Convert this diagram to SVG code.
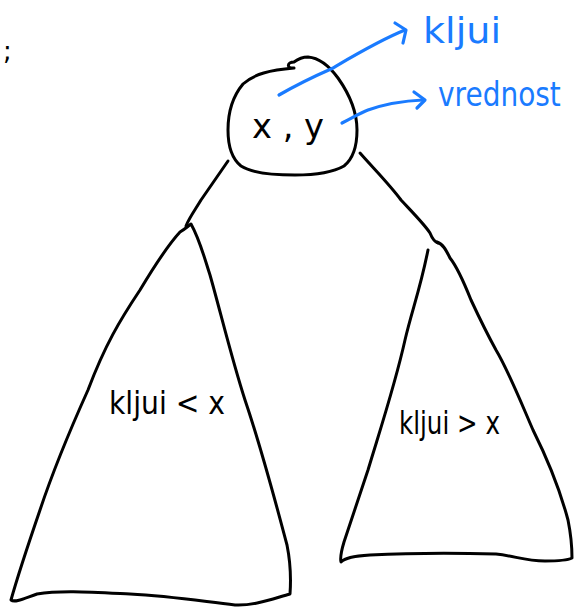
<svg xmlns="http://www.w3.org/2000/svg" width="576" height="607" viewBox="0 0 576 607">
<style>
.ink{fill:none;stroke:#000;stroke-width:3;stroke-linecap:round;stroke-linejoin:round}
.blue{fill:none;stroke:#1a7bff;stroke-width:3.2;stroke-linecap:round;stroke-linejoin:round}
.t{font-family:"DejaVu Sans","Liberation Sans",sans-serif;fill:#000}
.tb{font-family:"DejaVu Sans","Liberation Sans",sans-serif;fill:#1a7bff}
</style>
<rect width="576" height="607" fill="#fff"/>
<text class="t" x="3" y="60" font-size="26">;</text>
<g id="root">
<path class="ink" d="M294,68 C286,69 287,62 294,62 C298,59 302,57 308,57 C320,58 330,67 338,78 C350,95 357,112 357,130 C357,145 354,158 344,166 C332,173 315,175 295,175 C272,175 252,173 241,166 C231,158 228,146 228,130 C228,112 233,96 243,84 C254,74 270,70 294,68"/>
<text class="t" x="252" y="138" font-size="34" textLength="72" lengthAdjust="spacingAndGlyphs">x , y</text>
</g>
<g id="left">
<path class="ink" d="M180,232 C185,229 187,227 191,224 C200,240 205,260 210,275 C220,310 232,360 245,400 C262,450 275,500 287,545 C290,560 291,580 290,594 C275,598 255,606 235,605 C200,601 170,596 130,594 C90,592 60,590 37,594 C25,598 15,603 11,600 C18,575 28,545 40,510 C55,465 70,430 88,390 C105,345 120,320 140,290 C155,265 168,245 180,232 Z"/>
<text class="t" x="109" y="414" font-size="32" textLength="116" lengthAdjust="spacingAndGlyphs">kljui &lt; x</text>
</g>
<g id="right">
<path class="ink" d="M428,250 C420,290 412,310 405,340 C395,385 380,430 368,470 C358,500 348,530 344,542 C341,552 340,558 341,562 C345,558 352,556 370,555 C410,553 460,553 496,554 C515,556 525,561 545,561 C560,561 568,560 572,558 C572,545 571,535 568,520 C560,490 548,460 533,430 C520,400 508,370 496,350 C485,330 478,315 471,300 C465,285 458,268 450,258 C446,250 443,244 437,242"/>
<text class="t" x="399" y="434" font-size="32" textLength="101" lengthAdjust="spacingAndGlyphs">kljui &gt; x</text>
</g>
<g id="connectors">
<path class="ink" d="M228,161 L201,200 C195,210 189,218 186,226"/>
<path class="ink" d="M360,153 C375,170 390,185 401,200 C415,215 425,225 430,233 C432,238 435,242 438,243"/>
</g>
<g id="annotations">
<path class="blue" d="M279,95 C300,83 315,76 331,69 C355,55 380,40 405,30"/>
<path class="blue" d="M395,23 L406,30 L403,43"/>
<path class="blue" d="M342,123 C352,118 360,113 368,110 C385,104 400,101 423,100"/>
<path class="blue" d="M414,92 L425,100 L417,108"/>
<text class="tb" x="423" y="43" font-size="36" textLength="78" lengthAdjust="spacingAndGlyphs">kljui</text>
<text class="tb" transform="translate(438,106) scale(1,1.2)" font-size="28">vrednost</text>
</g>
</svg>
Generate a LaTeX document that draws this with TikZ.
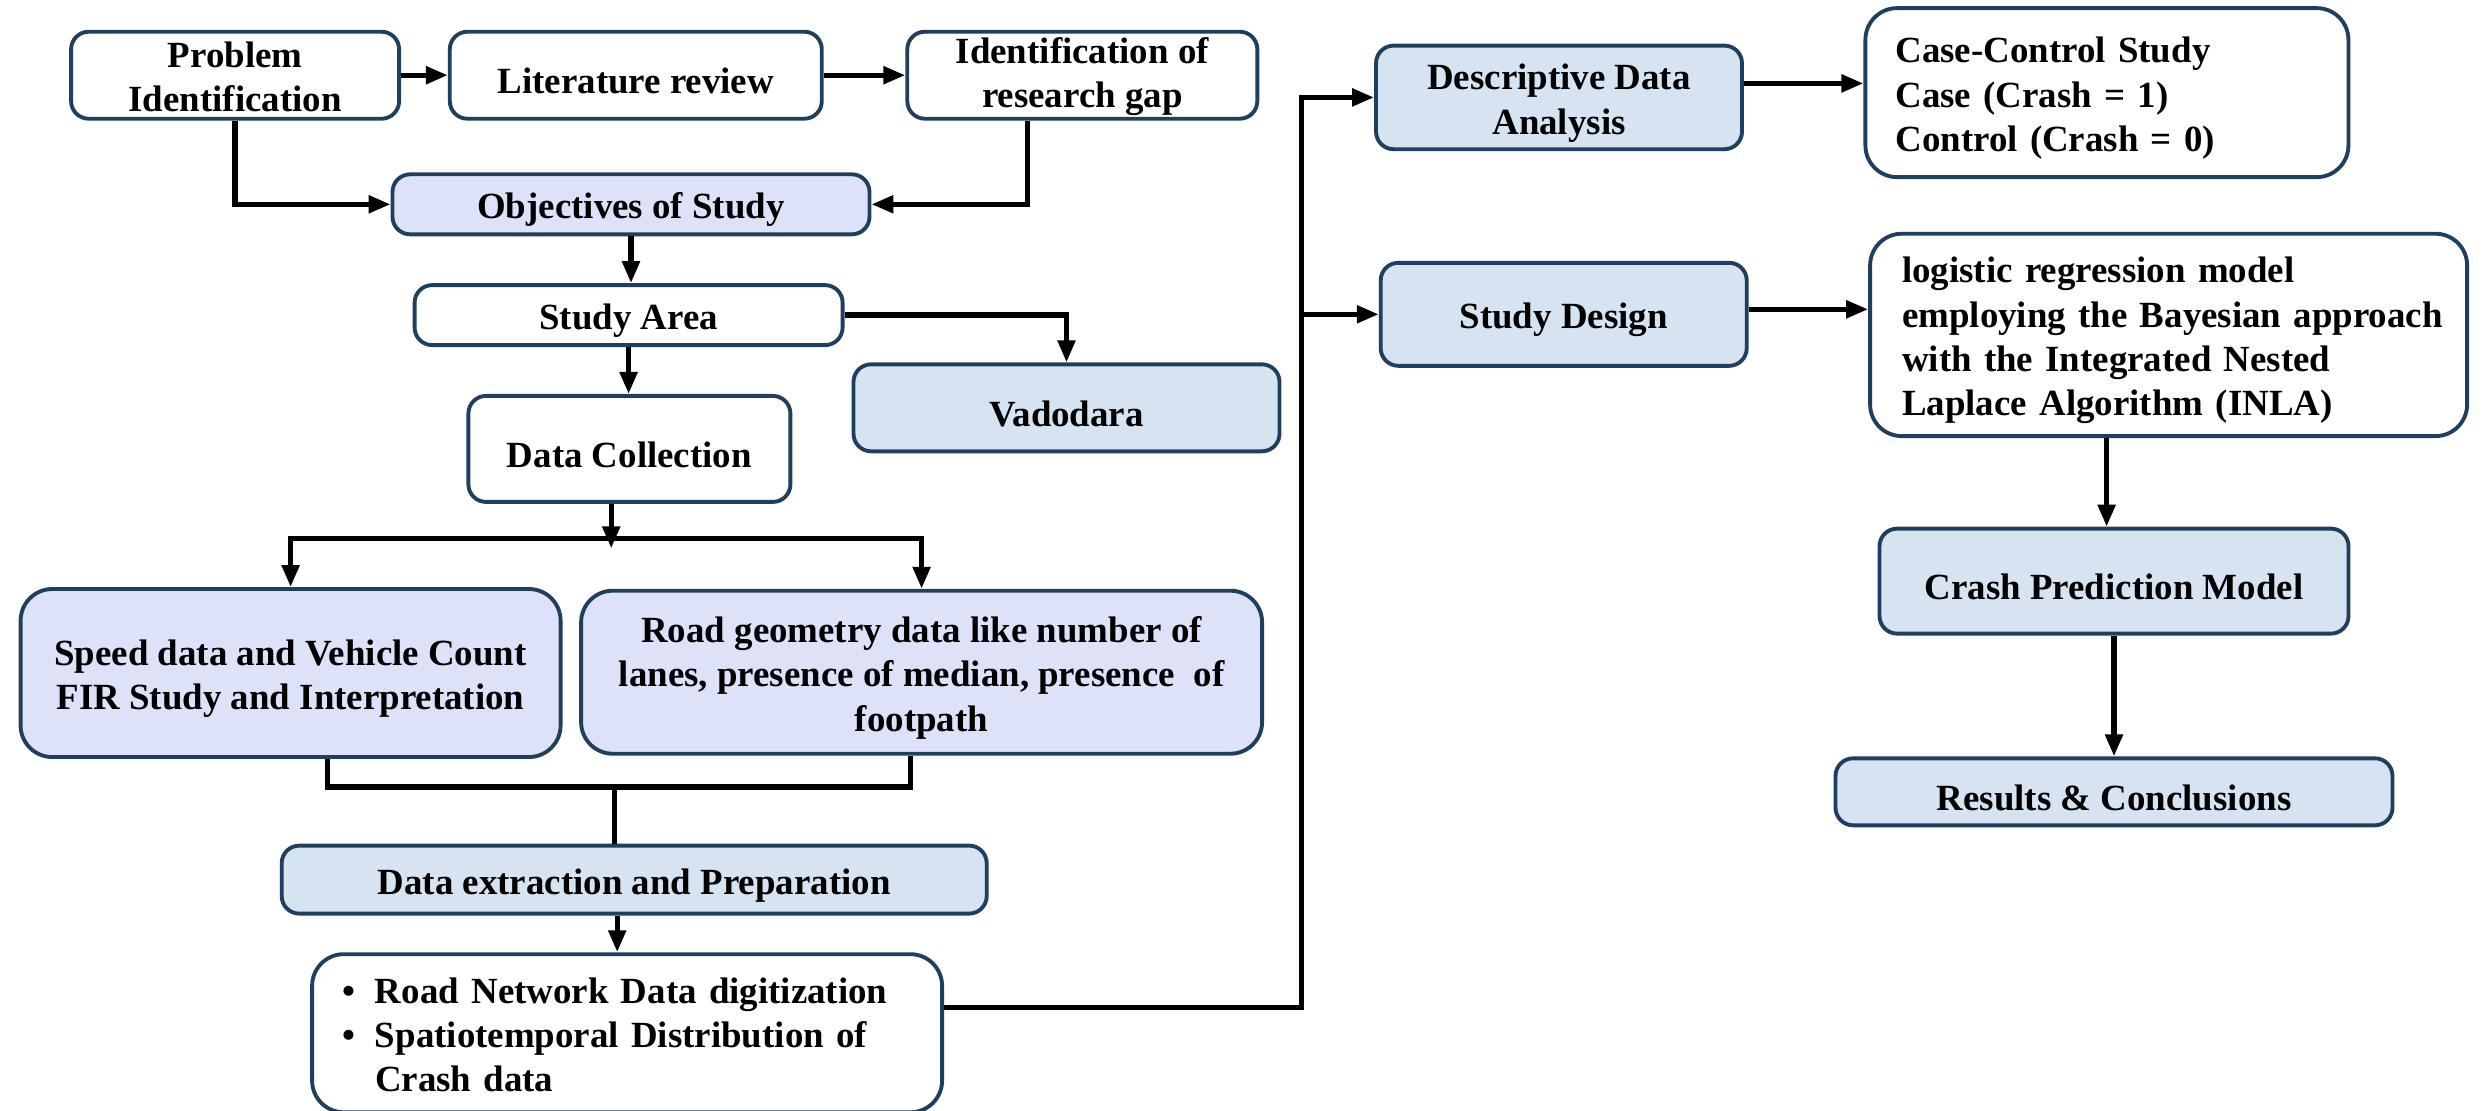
──────────────────────────────
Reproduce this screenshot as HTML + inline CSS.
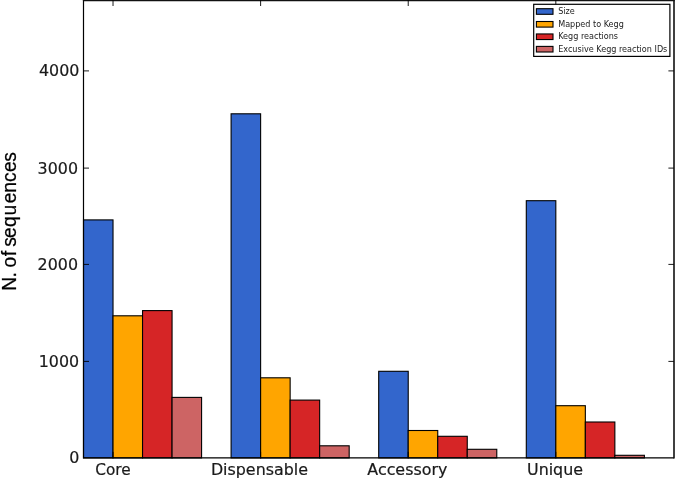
──────────────────────────────
● TO BE DONE
The word "this" may occur in lines of the records. Report how many such lines there are, giving only the number.

● REPLY
3